Eu estava na minha loja em São Paulo quando o telefone tocou. Eu não conhecia ninguém com esse nome e, antes de desligar, fizemos uma rápida consulta. Quando digitamos o nome dela no Google apareceu a capa da revista Forbes, dizendo ser a atriz mais bem paga da TV americana. Achei que fosse uma secretária, mas era a própria. Ela me disse que me seguia no Instagram há três anos e estava esperando uma ocasião especial para usar um vestido meu. E queria que fosse um dos vestidos de casamento - ela usou três. Depois disso criamos uma amizade. Passou um ano e quatro meses do dia que a atendi até abrir a loja em Los Angeles. Ela sempre dizia: “Você tem que abrir uma loja aqui. Você não faz roupa, faz arte”.

Em 2010, você expôs no museu dedicado à renda, na França, ao lado de criações de Chanel, Valentino e Prada. Como surgiu esse convite?

O convite surgiu da Sasha, que é diretora de moda do museu. Eu não a conhecia e ela soube do nosso trabalho através da internet, e me convidou para conhecer o museu. Fui e fiquei enlouquecida, porque é o único museu dedicado exclusivamente à renda. Ele junta os melhores criadores. Passei três dias dentro do cofre do museu, queria ver pontos antigos que não existem mais nas rendas. E também pude estar com um vestido inteiro de renda renascença, representando o sertão brasileiro e as rendeiras que tanto me ajudam.

Você cursou Direito e trabalhou como bancária antes de se tornar estilista?

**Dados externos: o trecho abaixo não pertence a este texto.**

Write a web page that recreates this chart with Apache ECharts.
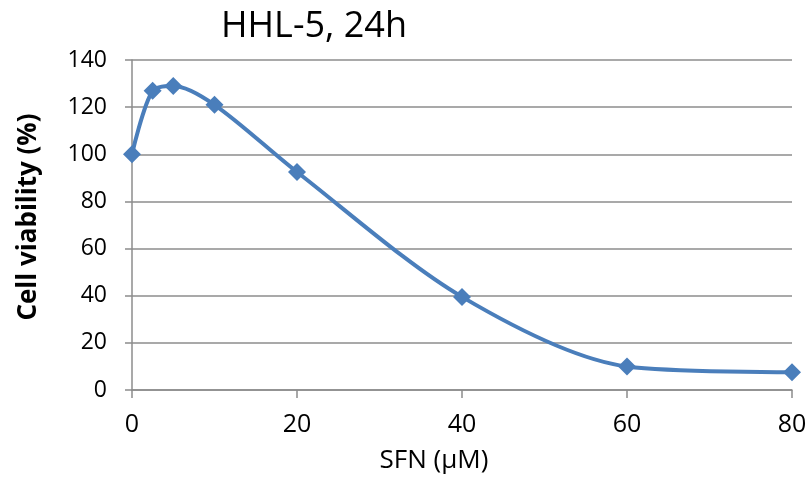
<!DOCTYPE html>
<html>
<head>
<meta charset="utf-8">
<script src="https://cdn.jsdelivr.net/npm/echarts@6/dist/echarts.min.js"></script>
<style>
  html, body { margin: 0; padding: 0; background: #fff; }
  #chart { width: 812px; height: 484px; }
</style>
</head>
<body>
<div id="chart"></div>
<script>
// SFN concentration (µM) and cell viability (%)
const doses = [0, 2.5, 5, 10, 20, 40, 60, 80];
const viability = [100, 127, 129, 121, 92.5, 39.5, 10, 7.5];
const xTicks = [0, 20, 40, 60, 80];
const yTicks = [0, 20, 40, 60, 80, 100, 120, 140];

const font = "'Open Sans', 'Liberation Sans', sans-serif";
const axisGrey = "#8c8c8c";

const chart = echarts.init(document.getElementById("chart"));

chart.setOption({
  backgroundColor: "#fff",
  animation: false,
  title: {
    text: "HHL-5, 24h",
    left: 216,
    top: 4,
    textStyle: { fontFamily: font, fontSize: 36, fontWeight: "normal", color: "#000" },
  },
  grid: { left: 132, right: 20, top: 60, bottom: 94 },
  xAxis: {
    type: "value",
    min: xTicks[0],
    max: xTicks[xTicks.length - 1],
    interval: 20,
    name: "SFN (µM)",
    nameLocation: "middle",
    nameGap: 58,
    nameTextStyle: { fontFamily: font, fontSize: 26, color: "#000", padding: [0, 56, 0, 0] },
    axisLine: { show: true, lineStyle: { color: axisGrey, width: 1.5 } },
    axisTick: { show: true, length: 8, inside: false, lineStyle: { color: axisGrey, width: 1.5 } },
    axisLabel: { fontFamily: font, fontSize: 25, color: "#000", margin: 22 },
    splitLine: { show: false },
  },
  yAxis: {
    type: "value",
    min: yTicks[0],
    max: yTicks[yTicks.length - 1],
    interval: 20,
    name: "Cell viability (%)",
    nameLocation: "middle",
    nameGap: 90,
    nameRotate: 90,
    nameTextStyle: { fontFamily: font, fontSize: 26, fontWeight: "bold", color: "#000", padding: [0, 0, 0, 16] },
    axisLine: { show: true, lineStyle: { color: axisGrey, width: 1.5 } },
    axisTick: { show: true, length: 7, lineStyle: { color: axisGrey, width: 1.5 } },
    axisLabel: { fontFamily: font, fontSize: 23, color: "#000", margin: 25 },
    splitLine: { show: true, lineStyle: { color: axisGrey, width: 1.5 } },
  },
  series: [
    {
      type: "line",
      data: doses.map((d, i) => [d, viability[i]]),
      smooth: 0.3,
      symbol: "diamond",
      symbolSize: 18,
      lineStyle: { color: "#4a7ebb", width: 4 },
      itemStyle: { color: "#4a7ebb" },
    },
  ],
});
</script>
</body>
</html>
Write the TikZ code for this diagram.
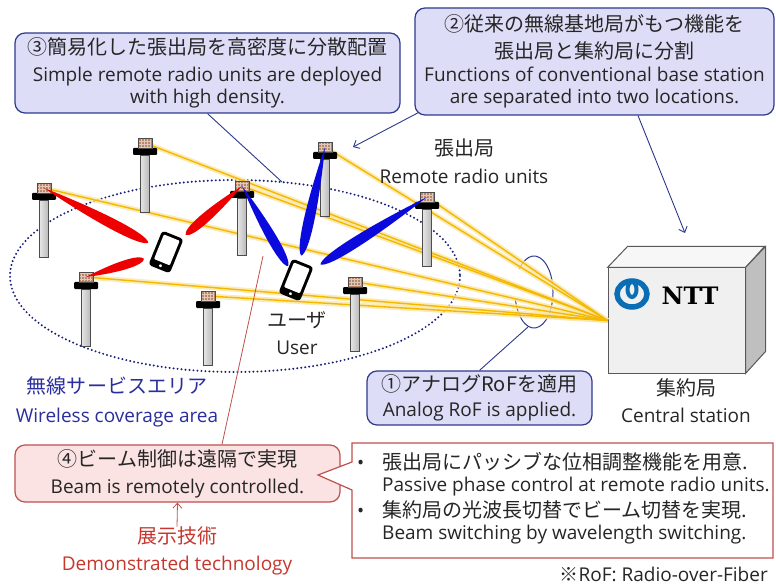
\documentclass[tikz,border=0pt]{standalone}
\usepackage{fontspec}
\setmainfont{Open Sans}
\newfontfamily\jp{Noto Sans CJK JP}
\newfontfamily\nttfont{DejaVu Serif}
\usetikzlibrary{calc,arrows.meta}

\definecolor{txt}{HTML}{262626}
\definecolor{navyline}{HTML}{2E3A8C}
\definecolor{lav}{HTML}{DDDDF7}
\definecolor{areablue}{HTML}{1A1F7A}
\definecolor{areatext}{HTML}{2B2F9E}
\definecolor{rosered}{HTML}{C0504D}
\definecolor{rosefill}{HTML}{FBE3E3}
\definecolor{demored}{HTML}{C8372D}
\definecolor{fibercore}{HTML}{F4B800}
\definecolor{beamred}{HTML}{EE0000}
\definecolor{beamblue}{HTML}{0A0ADC}
\definecolor{nttblue}{HTML}{0A6EB4}
\definecolor{patch}{HTML}{B8876A}

\tikzstyle{every node}+=[inner sep=0pt,text=txt,font=\fontsize{19}{22}\selectfont]
\tikzstyle{callout}=[draw=navyline,fill=lav,rounded corners=10pt,line width=1.2pt,align=center]
\tikzstyle{pinkbox}=[draw=rosered,fill=rosefill,rounded corners=10pt,line width=1.2pt,align=center]
\tikzstyle{lbl}=[align=center]
\tikzstyle{coverage}=[areablue,line width=2.2pt,dash pattern=on 0pt off 4pt,line cap=round]
\tikzstyle{fiberglow}=[line width=5pt,fibercore!35,opacity=.8]
\tikzstyle{fiber}=[line width=1.4pt,fibercore]
\tikzstyle{pointer}=[navyline,line width=0.9pt]
\tikzstyle{redline}=[rosered,line width=0.8pt]
\tikzstyle{barb}=[-{Straight Barb[length=5pt,width=9pt]}]
\tikzstyle{station}=[draw=black!65,line width=1pt,fill=black!6,minimum width=137pt,minimum height=105pt]

\tikzset{phone/.pic={
	\fill[black,rounded corners=3.5pt] (-11.5,-18.5) rectangle (11.5,18.5);
	\fill[white,rounded corners=1pt] (-8.5,-15.5) rectangle (8.5,11);
	\fill[white] (0,14.8) circle (1.7);
}}

\newcommand{\ja}[1]{{\jp\fontsize{20}{22}\selectfont #1}}
\newcommand{\drawfibers}[1]{
	\foreach \a in {#1}{
		\draw[fiberglow] (\a) -- (cs.west);
	}
	\foreach \a in {#1}{
		\draw[fiber] (\a) -- (cs.west);
	}
}
\newcommand{\drawbeams}[2][beamred]{
	\foreach \a/\b/\g/\w in {#2}{
		\coordinate (tip) at ($(\b)!\g!(\a)$);
		\fill[#1] (\a) .. controls ($(\a)!0.55!(tip)!\w!90:(tip)$) and ($(\a)!0.96!(tip)!\w!90:(tip)$) .. (tip)
			.. controls ($(\a)!0.96!(tip)!\w!-90:(tip)$) and ($(\a)!0.55!(tip)!\w!-90:(tip)$) .. (\a);
	}
}

\begin{document}
\begin{tikzpicture}[x=1pt,y=-1pt]
\useasboundingbox (0,0) rectangle (776,585);
\fill[white] (0,0) rectangle (776,585);

% remote radio units (patch centres) and users
\foreach \n/\x/\y in {r1/145/138,r2/44/183,r3/242/181,r4/325/142,r5/86/272,r6/208/291,r7/355/277,r8/427/192}
	\coordinate (\n) at (\x,\y+5);
\coordinate (p1) at (166,252);
\coordinate (p2) at (296,280);

% wireless coverage area
\draw[coverage] (235,276) ellipse [x radius=225,y radius=96];

% central station
\node[station] (cs) at (676.5,320.5) {};
\filldraw[draw=black!65,line width=1pt,fill=black!3] (cs.north west) -- ++(20,-21) -- ++(137,0) -- (cs.north east) -- cycle;
\filldraw[draw=black!65,line width=1pt,fill=black!25] (cs.north east) -- ++(20,-21) -- ++(0,105) -- (cs.south east) -- cycle;
\coordinate (logo) at (632,294);
\draw[nttblue,line width=5.5pt] (logo) ellipse [x radius=15,y radius=13];
\draw[nttblue,line width=4pt] ($(logo)+(0,-4.5)$) ellipse [x radius=4.5,y radius=7.5];
\node[font=\nttfont\bfseries\fontsize{24}{24}\selectfont,text=black] (ntt) at (690,296) {NTT};

% analog RoF bundle mark
\coordinate (rof) at (534,292);
\draw[pointer,line width=1pt] (rof) ++(-140:19 and 36) arc[start angle=-140,end angle=170,x radius=19,y radius=36];

% optical fibres to the central station
\drawfibers{r1,r2,r3,r4,r5,r6,r7,r8}

% antennas
\foreach \i in {1,...,8}{
	\shade[left color=gray!20,right color=gray!55,draw=gray!60!black,line width=0.6pt] ($(r\i)+(-4.5,12)$) rectangle ++(9,57);
	\fill[black,rounded corners=1pt] ($(r\i)+(-12,5)$) rectangle ++(24,7);
	\filldraw[fill=patch,draw=black!70,line width=0.5pt] ($(r\i)+(-7,-5)$) rectangle ++(14,10);
	\draw[patch!45!white,line width=0.3pt,step=3pt] ($(r\i)+(-6,-4)$) grid ($(r\i)+(6,4)$);
}

% beams
\drawbeams{r2/p1/20pt/7pt,r3/p1/26pt/6.5pt,r5/p1/23pt/6pt}
\drawbeams[beamblue]{r3/p2/16pt/6.5pt,r4/p2/25pt/7pt,r8/p2/29pt/7pt}

% users
\pic[rotate=-22] at (p1) {phone};
\pic[rotate=-22] at (p2) {phone};

% labels
\node[lbl] (rrul) at (464,161) {\ja{張出局}\\[6pt] Remote radio units};
\node[lbl] (usr) at (297,333) {\ja{ユーザ}\\[5pt] User};
\node[lbl,text=areatext] (cov) at (117,402) {\ja{無線サービスエリア}\\[7pt] Wireless coverage area};
\node[lbl] (csl) at (686,401) {\ja{集約局}\\[5pt] Central station};
\node[lbl,text=demored] (demo) at (177,551) {\ja{展示技術}\\[5pt] Demonstrated technology};

% callouts
\node[callout,minimum width=385pt,minimum height=80pt] (c3) at (207.5,73)
	{\ja{③簡易化した張出局を高密度に分散配置}\\[5pt] Simple remote radio units are deployed\\ with high density.};
\node[callout,minimum width=359pt,minimum height=107pt] (c2) at (594.5,61.5)
	{\ja{②従来の無線基地局がもつ機能を}\\[5pt]\ja{張出局と集約局に分割}\\[1pt] Functions of conventional base station\\ are separated into two locations.};
\node[callout,minimum width=225pt,minimum height=54pt] (c1) at (479.5,398)
	{\ja{①アナログRoFを適用}\\[3pt] Analog RoF is applied.};
\node[pinkbox,minimum width=325pt,minimum height=57pt] (c4) at (177.5,473.5)
	{\ja{④ビーム制御は遠隔で実現}\\[5pt] Beam is remotely controlled.};

\coordinate (k3) at (282,182);
\coordinate (k2a) at (353,147);
\coordinate (k2b) at (685,233);
\coordinate (k1) at (528,327);
\coordinate (k4) at (263,256);
\draw[pointer] (c3.south) -- (k3);
\draw[pointer,barb] ([shift={(4pt,3pt)}]c2.south west) -- (k2a);
\draw[pointer,barb] ([xshift=43.5pt]c2.south) -- (k2b);
\draw[pointer] (c1.north) -- (k1);
\draw[redline] ([xshift=44.5pt]c4.north) -- (k4);
\draw[redline,barb] (demo.north) -- (c4.south);

% speech box with the two measures
\filldraw[fill=white,draw=rosered,line width=1.2pt] (352,443) -- (773,443) -- (773,558) -- (352,558) -- (352,490) -- (318,475) -- (352,462) -- cycle;
\node[lbl,anchor=west,align=left] (bul) at (357,498)
	{\makebox[25pt][l]{•}\ja{張出局にパッシブな位相調整機能を用意.}\\
	 \hspace*{25pt}Passive phase control at remote radio units.\\[4pt]
	 \makebox[25pt][l]{•}\ja{集約局の光波長切替でビーム切替を実現.}\\
	 \hspace*{25pt}Beam switching by wavelength switching.};
\node[anchor=base east] (note) at (768,581) {{\jp ※}RoF: Radio-over-Fiber};
\end{tikzpicture}
\end{document}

Eu sou da época que, com 18 anos, tinha que casar, ter um emprego público federal e comprar uma casa do Banco Nacional da Habitação (BNH). Então, quando fiz 18 anos eu passei num concurso do Banco do Brasil e comprei a minha casa. Mas não adiantava, eu gostava mesmo de fazer e vender roupa. Trabalhar no banco não era o meu sonho. Chegava cedo e ia para o banheiro com as sacolas de roupas. Eu revendia as peças, mas customizava muito. Adorava comprar um camiseta branca e trabalhar em cima dela. Eu vendia muito no banco, para os funcionários e clientes.

Você é queridinha das famosas, vende para 35 países, largou uma carreira estabilizada para realizar o sonho de ser estilista. O que falta acontecer na sua vida?

Desfilar na semana de alta costura de Paris. E falta pouco pra isso acontecer.